What those violent, aggressive lyrics glorifying the criminal life etc. did for me is, the hunger resonated with me. It's not about the lifestyle they chose to glorify in their songs, it's the hunger. The hunger for success. This is something universal to all young men. We are all hungry and ambitious, we're all chasing something, chasing a dream. That's the theme that stuck with me. These are songs about making a come up in your life. It's about the dedication you've got to put in if you want to reach the top when you start from very little. Now in the songs the method they talk about for quenching that hunger is guns, drugs, violence. That never moved me. I know I'm not cut out to live like that, and frankly I don't value the type of success that a criminal lifestyle can bring. I don't care about having luxury condos and bad hoes, hopping out the Porsche and jumping in the Lambo. So it was never about the lifestyle in the music which appealed to me, it was always the hunger that I could sense was what really motivated these rappers and the stories and characters that they invented and portrayed on their music.
That's how I as an individual reacted to the art, interpreted it, and engaged with it in my personal life. I use it as fuel to motivate me to succeed in what does matter to me. I'm an academic. That's my life. It's as far removed from the life of crime as anything can be. But that doesn't matter because the hunger for success is the same. Whether you're a criminal or an academic, you're still young men and you can both relate to each other when you talk about your life because of that powerful drive you have deep within you to make a come up in life. Nietzsche called it the Will to Power. Nietzsche wrote: "A living being seeks above all else to discharge its strength. Life itself is will to power." That is what I saw in hip-hop and that is how I was able to relate it to my own personal life and my goals. Today when I sit down and start writing something, when I do my research, I constantly push myself to do as well as I can. I always demand of myself, "this is going to be my Doggystyle;" "this is going to be my Illmatic;" "this is going to be my Reasonable Doubt;" "this is going to be my Me Against the World." Those albums (and many others besides) hold a special place in my heart because they represent the moment that a hungry, ambitious young man got himself noticed on the world stage.

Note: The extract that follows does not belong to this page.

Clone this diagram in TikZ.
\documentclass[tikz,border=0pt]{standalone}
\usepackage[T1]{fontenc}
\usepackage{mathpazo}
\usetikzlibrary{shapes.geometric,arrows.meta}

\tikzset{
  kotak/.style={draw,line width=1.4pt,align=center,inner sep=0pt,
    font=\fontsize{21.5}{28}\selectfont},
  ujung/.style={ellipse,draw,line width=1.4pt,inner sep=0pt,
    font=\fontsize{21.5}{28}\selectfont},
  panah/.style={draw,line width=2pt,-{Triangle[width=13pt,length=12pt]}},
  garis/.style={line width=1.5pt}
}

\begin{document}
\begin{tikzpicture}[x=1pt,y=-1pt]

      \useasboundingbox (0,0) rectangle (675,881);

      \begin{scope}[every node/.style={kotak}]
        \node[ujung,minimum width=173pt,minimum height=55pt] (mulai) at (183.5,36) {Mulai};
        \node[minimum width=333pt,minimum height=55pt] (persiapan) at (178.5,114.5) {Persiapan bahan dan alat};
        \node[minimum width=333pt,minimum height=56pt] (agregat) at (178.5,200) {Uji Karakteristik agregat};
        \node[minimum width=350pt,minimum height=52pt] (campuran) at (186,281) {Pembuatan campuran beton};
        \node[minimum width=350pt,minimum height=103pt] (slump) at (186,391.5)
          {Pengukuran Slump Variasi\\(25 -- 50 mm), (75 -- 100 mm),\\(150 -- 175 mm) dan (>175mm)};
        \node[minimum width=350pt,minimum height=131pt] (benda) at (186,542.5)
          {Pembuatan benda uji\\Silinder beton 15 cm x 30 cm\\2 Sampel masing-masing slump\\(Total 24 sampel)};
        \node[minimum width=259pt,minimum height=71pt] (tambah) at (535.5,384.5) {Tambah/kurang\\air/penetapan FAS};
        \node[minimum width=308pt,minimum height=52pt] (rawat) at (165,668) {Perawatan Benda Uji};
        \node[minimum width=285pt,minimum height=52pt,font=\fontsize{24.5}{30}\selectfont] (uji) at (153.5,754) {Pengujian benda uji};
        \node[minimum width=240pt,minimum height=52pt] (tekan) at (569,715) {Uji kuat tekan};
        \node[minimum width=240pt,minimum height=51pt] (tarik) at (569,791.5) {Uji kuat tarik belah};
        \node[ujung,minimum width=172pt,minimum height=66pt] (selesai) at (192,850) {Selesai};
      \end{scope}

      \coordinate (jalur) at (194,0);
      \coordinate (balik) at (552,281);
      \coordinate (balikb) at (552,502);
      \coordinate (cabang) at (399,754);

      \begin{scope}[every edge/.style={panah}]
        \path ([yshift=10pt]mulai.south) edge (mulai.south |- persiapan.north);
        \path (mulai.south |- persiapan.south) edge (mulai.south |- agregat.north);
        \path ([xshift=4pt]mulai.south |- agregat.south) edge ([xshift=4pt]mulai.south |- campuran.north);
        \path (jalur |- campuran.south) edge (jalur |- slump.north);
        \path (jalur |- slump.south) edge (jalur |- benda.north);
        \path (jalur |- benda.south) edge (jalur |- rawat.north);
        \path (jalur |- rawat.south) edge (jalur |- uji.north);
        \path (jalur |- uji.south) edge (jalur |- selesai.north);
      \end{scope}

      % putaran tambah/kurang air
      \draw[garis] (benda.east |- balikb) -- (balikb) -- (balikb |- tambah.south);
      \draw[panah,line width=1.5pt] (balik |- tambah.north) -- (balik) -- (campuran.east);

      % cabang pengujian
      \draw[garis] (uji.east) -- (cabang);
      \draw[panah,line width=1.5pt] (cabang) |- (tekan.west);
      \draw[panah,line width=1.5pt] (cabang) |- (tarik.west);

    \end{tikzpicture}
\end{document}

They were the moment that he achieved some of his biggest goals. I'm desperate to have my own moment like that. It consumes me.

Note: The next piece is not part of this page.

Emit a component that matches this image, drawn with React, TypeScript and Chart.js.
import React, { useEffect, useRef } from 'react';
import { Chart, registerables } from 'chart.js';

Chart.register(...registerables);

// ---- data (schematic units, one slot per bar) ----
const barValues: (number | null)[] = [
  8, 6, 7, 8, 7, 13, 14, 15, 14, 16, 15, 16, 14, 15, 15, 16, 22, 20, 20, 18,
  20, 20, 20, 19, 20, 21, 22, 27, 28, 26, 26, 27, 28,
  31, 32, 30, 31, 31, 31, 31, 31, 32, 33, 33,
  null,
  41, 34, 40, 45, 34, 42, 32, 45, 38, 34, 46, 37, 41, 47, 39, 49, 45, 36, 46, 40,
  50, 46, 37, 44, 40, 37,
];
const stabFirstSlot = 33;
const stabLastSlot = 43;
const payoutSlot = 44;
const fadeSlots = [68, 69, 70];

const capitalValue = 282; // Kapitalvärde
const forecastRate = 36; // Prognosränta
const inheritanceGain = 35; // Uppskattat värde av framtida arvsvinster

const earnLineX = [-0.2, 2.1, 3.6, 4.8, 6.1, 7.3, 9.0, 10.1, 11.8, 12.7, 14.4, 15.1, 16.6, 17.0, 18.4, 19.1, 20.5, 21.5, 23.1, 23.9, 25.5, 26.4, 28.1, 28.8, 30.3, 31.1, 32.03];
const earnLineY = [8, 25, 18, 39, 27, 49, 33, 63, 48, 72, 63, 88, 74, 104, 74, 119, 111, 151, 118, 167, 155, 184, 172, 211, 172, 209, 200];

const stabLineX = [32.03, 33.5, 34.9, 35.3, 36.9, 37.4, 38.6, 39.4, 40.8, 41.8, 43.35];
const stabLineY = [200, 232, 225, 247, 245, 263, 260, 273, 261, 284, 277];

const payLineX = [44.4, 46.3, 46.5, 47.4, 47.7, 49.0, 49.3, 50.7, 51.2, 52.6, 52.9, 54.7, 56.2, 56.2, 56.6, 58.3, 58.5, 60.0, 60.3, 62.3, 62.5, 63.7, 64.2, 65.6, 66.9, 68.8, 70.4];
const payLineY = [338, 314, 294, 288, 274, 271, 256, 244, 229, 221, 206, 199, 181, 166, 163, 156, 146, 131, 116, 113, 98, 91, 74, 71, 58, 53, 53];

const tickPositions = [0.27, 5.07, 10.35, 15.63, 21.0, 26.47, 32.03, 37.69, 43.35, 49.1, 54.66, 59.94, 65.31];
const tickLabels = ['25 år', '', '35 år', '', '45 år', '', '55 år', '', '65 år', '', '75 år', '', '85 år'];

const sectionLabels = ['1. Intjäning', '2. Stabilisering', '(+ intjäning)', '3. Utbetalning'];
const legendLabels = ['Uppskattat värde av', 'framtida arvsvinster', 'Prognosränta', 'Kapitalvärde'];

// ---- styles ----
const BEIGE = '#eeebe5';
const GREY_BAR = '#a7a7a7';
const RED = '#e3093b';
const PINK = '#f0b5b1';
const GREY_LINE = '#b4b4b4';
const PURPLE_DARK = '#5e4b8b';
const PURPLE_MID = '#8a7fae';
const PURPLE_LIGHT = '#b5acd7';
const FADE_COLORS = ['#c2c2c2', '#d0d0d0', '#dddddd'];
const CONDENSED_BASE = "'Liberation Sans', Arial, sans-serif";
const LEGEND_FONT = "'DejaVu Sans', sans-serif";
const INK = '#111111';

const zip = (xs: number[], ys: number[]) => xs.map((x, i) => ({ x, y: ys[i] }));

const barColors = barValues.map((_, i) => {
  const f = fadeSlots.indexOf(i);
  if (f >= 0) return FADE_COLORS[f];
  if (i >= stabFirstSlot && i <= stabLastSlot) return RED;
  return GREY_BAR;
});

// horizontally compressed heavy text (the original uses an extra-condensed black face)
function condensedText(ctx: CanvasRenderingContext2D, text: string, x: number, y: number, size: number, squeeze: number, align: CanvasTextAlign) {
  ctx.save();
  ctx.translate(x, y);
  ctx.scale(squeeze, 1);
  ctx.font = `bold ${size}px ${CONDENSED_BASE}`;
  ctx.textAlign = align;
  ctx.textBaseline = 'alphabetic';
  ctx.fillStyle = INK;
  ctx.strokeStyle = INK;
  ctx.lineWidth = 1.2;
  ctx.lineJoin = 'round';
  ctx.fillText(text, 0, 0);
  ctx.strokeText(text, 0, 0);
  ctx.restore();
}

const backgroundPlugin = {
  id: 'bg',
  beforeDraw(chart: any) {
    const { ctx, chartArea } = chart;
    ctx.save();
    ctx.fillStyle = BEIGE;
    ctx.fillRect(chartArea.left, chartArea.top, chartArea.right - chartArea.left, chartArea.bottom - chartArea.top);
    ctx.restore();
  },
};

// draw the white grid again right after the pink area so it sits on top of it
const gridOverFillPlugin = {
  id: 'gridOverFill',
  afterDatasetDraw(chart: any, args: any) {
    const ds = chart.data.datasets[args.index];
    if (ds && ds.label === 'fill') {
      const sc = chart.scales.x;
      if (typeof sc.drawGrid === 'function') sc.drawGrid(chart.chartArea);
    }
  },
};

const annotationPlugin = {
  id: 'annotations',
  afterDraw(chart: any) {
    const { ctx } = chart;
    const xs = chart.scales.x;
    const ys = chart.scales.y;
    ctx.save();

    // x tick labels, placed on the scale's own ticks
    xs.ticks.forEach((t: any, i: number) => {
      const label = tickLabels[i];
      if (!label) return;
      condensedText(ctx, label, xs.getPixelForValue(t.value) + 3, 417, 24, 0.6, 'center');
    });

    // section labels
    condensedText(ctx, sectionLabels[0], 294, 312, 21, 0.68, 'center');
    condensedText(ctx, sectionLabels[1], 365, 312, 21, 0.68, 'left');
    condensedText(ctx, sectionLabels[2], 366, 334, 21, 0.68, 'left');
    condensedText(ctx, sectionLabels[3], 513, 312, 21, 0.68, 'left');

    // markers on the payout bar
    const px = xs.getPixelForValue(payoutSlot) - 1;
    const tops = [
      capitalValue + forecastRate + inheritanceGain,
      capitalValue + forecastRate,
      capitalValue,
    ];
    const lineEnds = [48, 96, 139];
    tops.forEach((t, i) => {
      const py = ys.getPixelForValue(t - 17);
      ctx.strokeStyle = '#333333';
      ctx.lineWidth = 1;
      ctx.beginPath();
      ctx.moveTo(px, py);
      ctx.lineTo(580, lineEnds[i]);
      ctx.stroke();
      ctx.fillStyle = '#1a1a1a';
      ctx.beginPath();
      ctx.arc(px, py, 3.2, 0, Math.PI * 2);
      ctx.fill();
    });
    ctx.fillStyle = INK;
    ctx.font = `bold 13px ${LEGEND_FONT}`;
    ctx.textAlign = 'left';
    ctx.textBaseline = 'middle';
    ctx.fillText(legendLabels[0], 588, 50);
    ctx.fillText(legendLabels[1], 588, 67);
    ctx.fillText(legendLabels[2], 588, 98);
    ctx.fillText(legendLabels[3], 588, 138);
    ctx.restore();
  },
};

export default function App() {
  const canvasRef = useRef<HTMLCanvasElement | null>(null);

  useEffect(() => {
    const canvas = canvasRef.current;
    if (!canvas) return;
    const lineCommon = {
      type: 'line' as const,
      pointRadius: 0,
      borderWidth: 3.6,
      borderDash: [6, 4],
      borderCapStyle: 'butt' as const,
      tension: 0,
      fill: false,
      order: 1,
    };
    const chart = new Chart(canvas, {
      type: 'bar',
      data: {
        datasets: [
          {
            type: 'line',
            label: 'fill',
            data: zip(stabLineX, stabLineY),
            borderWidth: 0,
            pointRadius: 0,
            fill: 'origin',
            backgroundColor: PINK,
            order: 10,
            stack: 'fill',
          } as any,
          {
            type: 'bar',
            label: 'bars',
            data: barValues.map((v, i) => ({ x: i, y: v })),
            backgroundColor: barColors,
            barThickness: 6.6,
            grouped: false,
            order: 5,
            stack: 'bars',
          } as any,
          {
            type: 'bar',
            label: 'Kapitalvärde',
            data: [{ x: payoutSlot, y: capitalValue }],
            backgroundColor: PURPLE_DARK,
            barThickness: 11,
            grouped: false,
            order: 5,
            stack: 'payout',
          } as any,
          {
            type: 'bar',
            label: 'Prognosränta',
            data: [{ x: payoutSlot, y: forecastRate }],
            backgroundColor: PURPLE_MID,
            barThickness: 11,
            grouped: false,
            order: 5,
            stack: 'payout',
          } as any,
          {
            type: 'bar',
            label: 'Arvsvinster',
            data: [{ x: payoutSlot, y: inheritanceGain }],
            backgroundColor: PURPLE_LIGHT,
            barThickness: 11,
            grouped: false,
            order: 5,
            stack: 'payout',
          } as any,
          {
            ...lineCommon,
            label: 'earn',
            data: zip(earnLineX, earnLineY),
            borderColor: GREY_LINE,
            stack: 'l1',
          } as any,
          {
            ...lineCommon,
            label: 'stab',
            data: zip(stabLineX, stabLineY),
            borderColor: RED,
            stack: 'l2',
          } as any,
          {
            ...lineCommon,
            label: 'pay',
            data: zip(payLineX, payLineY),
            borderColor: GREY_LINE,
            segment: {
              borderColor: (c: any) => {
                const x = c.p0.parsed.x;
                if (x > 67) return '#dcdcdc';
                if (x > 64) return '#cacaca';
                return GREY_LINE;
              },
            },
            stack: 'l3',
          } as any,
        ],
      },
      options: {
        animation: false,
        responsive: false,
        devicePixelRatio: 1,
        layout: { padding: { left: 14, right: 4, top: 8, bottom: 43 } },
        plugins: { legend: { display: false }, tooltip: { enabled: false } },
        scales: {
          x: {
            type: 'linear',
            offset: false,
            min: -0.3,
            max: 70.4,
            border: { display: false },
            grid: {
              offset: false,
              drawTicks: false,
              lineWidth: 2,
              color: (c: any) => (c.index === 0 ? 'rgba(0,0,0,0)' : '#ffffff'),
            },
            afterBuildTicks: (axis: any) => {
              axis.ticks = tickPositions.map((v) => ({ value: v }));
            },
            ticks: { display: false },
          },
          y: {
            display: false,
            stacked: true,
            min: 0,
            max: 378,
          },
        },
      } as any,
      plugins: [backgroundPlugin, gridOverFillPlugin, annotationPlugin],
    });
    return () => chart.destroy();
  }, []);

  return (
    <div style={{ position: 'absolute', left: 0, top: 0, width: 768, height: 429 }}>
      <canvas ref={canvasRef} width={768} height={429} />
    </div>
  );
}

And more than that, you've got to think about how competitive hip-hop used to be in that era. Everyone desperately wanted to be the best rapper. I think they wanted this over and above being the richest, most flashy, most criminally connected person, etc. They went around calling themselves the king of New York (or demolishing the buildings of New York in their music videos). They meant this as much in terms of their art as they did the life of crime. It's no good being the baddest criminal around if you couldn't rap a lick. They wanted to be the best in the world of art as well as the world of crime. It's that drive that I'm talking about. Wanting to be the best at something. Doesn't matter what it is. For me, I relate just to the wanting to be the best part.
Hip-hop is something special because it is one of the few things I have encountered in the world which has pure Will to Power at its heart. Sport is another one. But there's not a whole lot of others that I can think of, outside of my own immediate life path in academia. Obviously academia is full of it. But it's great for me to feel that energy in a more undiluted and expressive fashion, which is what I get out of hip-hop especially.

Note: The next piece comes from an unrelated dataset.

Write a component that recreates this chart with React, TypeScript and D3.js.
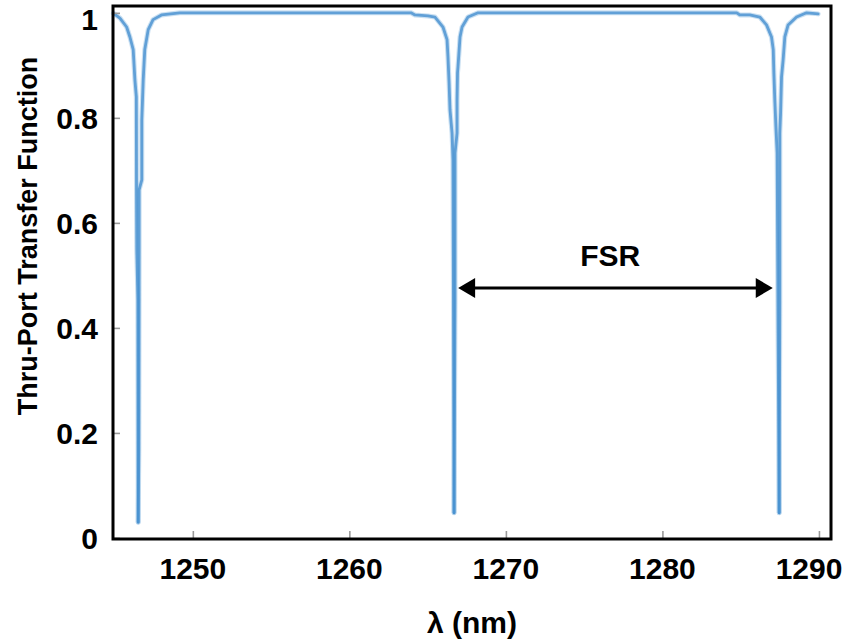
import React, { useEffect, useRef } from "react";
import * as d3 from "d3";

// thru-port response (nm, normalised)
const wavelength = [
  1244.93, 1245.34, 1245.77, 1245.98, 1246.19, 1246.3, 1246.39, 1246.4, 1246.42, 1246.49, 1246.51,
  1246.55, 1246.57, 1246.57, 1246.74, 1246.74, 1246.83, 1246.93, 1247.15, 1247.46, 1248.0, 1249.17,
  1263.94, 1264.19, 1265.02, 1265.47, 1265.98, 1266.24, 1266.3, 1266.37, 1266.43, 1266.56, 1266.62,
  1266.65, 1266.69,
  1266.75, 1266.75, 1266.88, 1266.88, 1266.91, 1266.94, 1267.07, 1267.2, 1267.58, 1268.22,
  1284.75, 1284.94, 1285.58, 1286.22, 1286.65, 1286.97, 1287.08, 1287.12, 1287.18, 1287.25, 1287.33,
  1287.39, 1287.46,
  1287.5, 1287.5, 1287.55, 1287.61, 1287.71, 1287.82, 1288.03, 1288.57, 1289.21, 1289.95,
];
const transmission = [
  0.999, 0.99, 0.973, 0.954, 0.93, 0.872, 0.84, 0.682, 0.549, 0.453, 0.03,
  0.168, 0.549, 0.663, 0.682, 0.796, 0.872, 0.93, 0.968, 0.987, 0.996, 1.0,
  1.0, 0.996, 0.994, 0.992, 0.973, 0.949, 0.916, 0.867, 0.815, 0.771, 0.72,
  0.453, 0.048,
  0.453, 0.733, 0.771, 0.834, 0.886, 0.897, 0.954, 0.973, 0.992, 1.0,
  1.0, 0.996, 0.996, 0.992, 0.977, 0.954, 0.93, 0.886, 0.834, 0.783, 0.733,
  0.39, 0.048,
  0.453, 0.771, 0.81, 0.878, 0.91, 0.954, 0.977, 0.992, 1.0, 0.998,
];

const xTicks = [1250, 1260, 1270, 1280, 1290];
const yTicks = [0, 0.2, 0.4, 0.6, 0.8, 1];
const yTickLabels = ["0", "0.2", "0.4", "0.6", "0.8", "1"];

// FSR arrow between the 2nd and 3rd resonance
const fsrFrom = 1266.95;
const fsrTo = 1287.05;
const fsrLevel = 0.476;
const fsrText = "FSR";

const W = 847;
const H = 644;
const font = "'Liberation Sans', Arial, Helvetica, sans-serif";

const x = d3.scaleLinear().domain([1244.9, 1290.77]).range([113, 831]);
const y = d3.scaleLinear().domain([-0.002, 1.013]).range([539, 6]);

export default function App() {
  const axRef = useRef<SVGGElement>(null);

  useEffect(() => {
    const g = d3.select(axRef.current);
    g.selectAll("*").remove();
    g.append("g")
      .attr("transform", `translate(0,${y.range()[0]})`)
      .call(d3.axisBottom(x).tickValues(xTicks).tickSize(-8).tickSizeOuter(0).tickFormat(() => ""));
    g.append("g")
      .attr("transform", `translate(${x.range()[0]},0)`)
      .call(d3.axisLeft(y).tickValues(yTicks).tickSize(-7).tickSizeOuter(0).tickFormat(() => ""));
    g.selectAll(".domain").remove();
    g.selectAll(".tick line").attr("stroke", "#9a9a9a").attr("stroke-width", 1.6);
  }, []);

  const pts: [number, number][] = wavelength.map((w, i) => [w, transmission[i]]);

  // split at each dip minimum so the down/up branches overlap and darken like the original
  const minIdx: number[] = [];
  for (let i = 1; i < pts.length - 1; i++) {
    if (pts[i][1] < pts[i - 1][1] && pts[i][1] < pts[i + 1][1]) minIdx.push(i);
  }
  const cuts = [0, ...minIdx, pts.length - 1];
  const pieces: [number, number][][] = [];
  for (let k = 0; k < cuts.length - 1; k++) pieces.push(pts.slice(cuts[k], cuts[k + 1] + 1));

  const line = d3
    .line<[number, number]>()
    .x((d) => x(d[0]))
    .y((d) => y(d[1]));

  const ay = y(fsrLevel);
  const ax1 = x(fsrFrom);
  const ax2 = x(fsrTo);
  const head = 17, half = 10;

  const [fx0, fx1] = x.range();
  const [fy1, fy0] = y.range();

  return (
    <svg
      width={W}
      height={H}
      viewBox={`0 0 ${W} ${H}`}
      style={{ position: "absolute", left: 0, top: 0, background: "#fff" }}
    >
      {/* curve */}
      <g fill="none" strokeLinejoin="round" strokeLinecap="round">
        {pieces.map((p, i) => (
          <path key={"h" + i} d={line(p) || ""} stroke="#a6cbea" strokeWidth={5} strokeOpacity={0.6} />
        ))}
        {pieces.map((p, i) => (
          <path key={"c" + i} d={line(p) || ""} stroke="#4690cf" strokeWidth={2.8} strokeOpacity={0.8} />
        ))}
      </g>

      <g ref={axRef} />

      {/* plot box */}
      <rect
        x={fx0}
        y={fy0}
        width={fx1 - fx0}
        height={fy1 - fy0}
        fill="none"
        stroke="rgb(0,0,0)"
        strokeWidth={3}
        vectorEffect="non-scaling-stroke"
      />

      <g fontFamily={font} fontWeight="bold" fill="#000">
        {xTicks.map((v, i) => (
          <text
            key={"xl" + v}
            x={i === xTicks.length - 1 ? Math.min(x(v), W - 38) : x(v)}
            y={579}
            textAnchor="middle"
            fontSize={30}
          >
            {v}
          </text>
        ))}
        {yTicks.map((v, i) => (
          <text key={"yl" + v} x={98} y={Math.max(y(v), 19)} dy="0.36em" textAnchor="end" fontSize={30}>
            {yTickLabels[i]}
          </text>
        ))}

        <text x={472} y={633} textAnchor="middle" fontSize={30}>
          λ (nm)
        </text>
        <text
          transform="translate(28,236) rotate(-90)"
          textAnchor="middle"
          dominantBaseline="central"
          fontSize={27}
        >
          Thru-Port Transfer Function
        </text>

        <text x={x(1276.66)} y={y(0.539)} dy="0.36em" textAnchor="middle" fontSize={30}>
          {fsrText}
        </text>
      </g>
      <line x1={ax1 + head - 2} x2={ax2 - head + 2} y1={ay} y2={ay} stroke="#000" strokeWidth={3.2} />
      <path d={`M${ax1},${ay} L${ax1 + head},${ay - half} L${ax1 + head},${ay + half} Z`} fill="#000" />
      <path d={`M${ax2},${ay} L${ax2 - head},${ay - half} L${ax2 - head},${ay + half} Z`} fill="#000" />
    </svg>
  );
}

So it doesn't have to be negative. It's all on you and how you choose to react to it. You can use it to inspire you to do great things without harming or killing someone else. That depends on who you are as a person. If you are violent and psychotic underneath, then no amount of music one way or the other is going to divert you from a path of crime and doing harm to others. If you are a good person underneath and you want to be constructive, then you can draw inspiration from anything you like to power you towards your goals. For me that happened to be hip-hop.
Let's come now to the second point which was made, that hip-hop promotes negative images of African-Americans to the world. Although I don't dispute this - as I said, I am neither black nor American, so I have no right to comment on that - I would like to add something to the discussion, which is what I learned about the African-American community from hip-hop. What I learned about is how America as a nation has so many structures which are deliberately designed to be harmful and oppressive to your community. I was educated on that. I was more or less completely ignorant about it until I started listening to hip-hop when I was around 10 or 11 years old. But when I listened to KRS-One talking about police brutality and racism on Sound of the Police, when I listened to Ice Cube and Dr. Dre talk about the fundamental causes for the LA riots, that's when I learned. When a whole bunch of rappers talked about the crack epidemic, about the Three Strikes Law, about Broken Windows, about profiling and mass incarceration, that's when I learned about these things. All of it shined a light on how evil America is or can be. If it wasn't for that then I personally would have stayed completely ignorant about all these issues until the BLM movement swept around the world. Now it wouldn't have been possible 20 or 30 years ago because people didn't have cameras on them 24/7 like we do now to expose what was happening. So hip-hop was very much the only way of reaching masses of people all around the world with the truth of what was going on in America.
And let's be honest, yeah there were always activists and academics and stuff who researched and published and demonstrated and protested about all of this. They deserve full credit and commendation for their efforts. But none of that, in my opinion, has the same power to reach people around the world as viscerally as a song or a music video does. Sound of the Police has over 45 million views on Youtube alone. You tell me one academic paper or one activist talking about the same issues KRS-One talks about which reached 45 million views. There isn't one.
So for all the foul shyt that rappers talked about on their songs and continue to talk about today, we must at least acknowledge that they made some positive contribution to their community by documenting the social and political issues pertaining to systematic racism in the US, at a time when there was no other voice to spread this message to the world. If it wasn't for Los Angeles rappers talking about the crack epidemic, the Rampart scandal, and brutality and widespread corruption in the LAPD, then the official government narrative for the LA riots would have been completely unchallenged, and we would not know as we know today that the government and the racist nature of American society was ultimately responsible for what happened. For whatever other bad things they may have done, the rappers deserve a little bit of credit for that.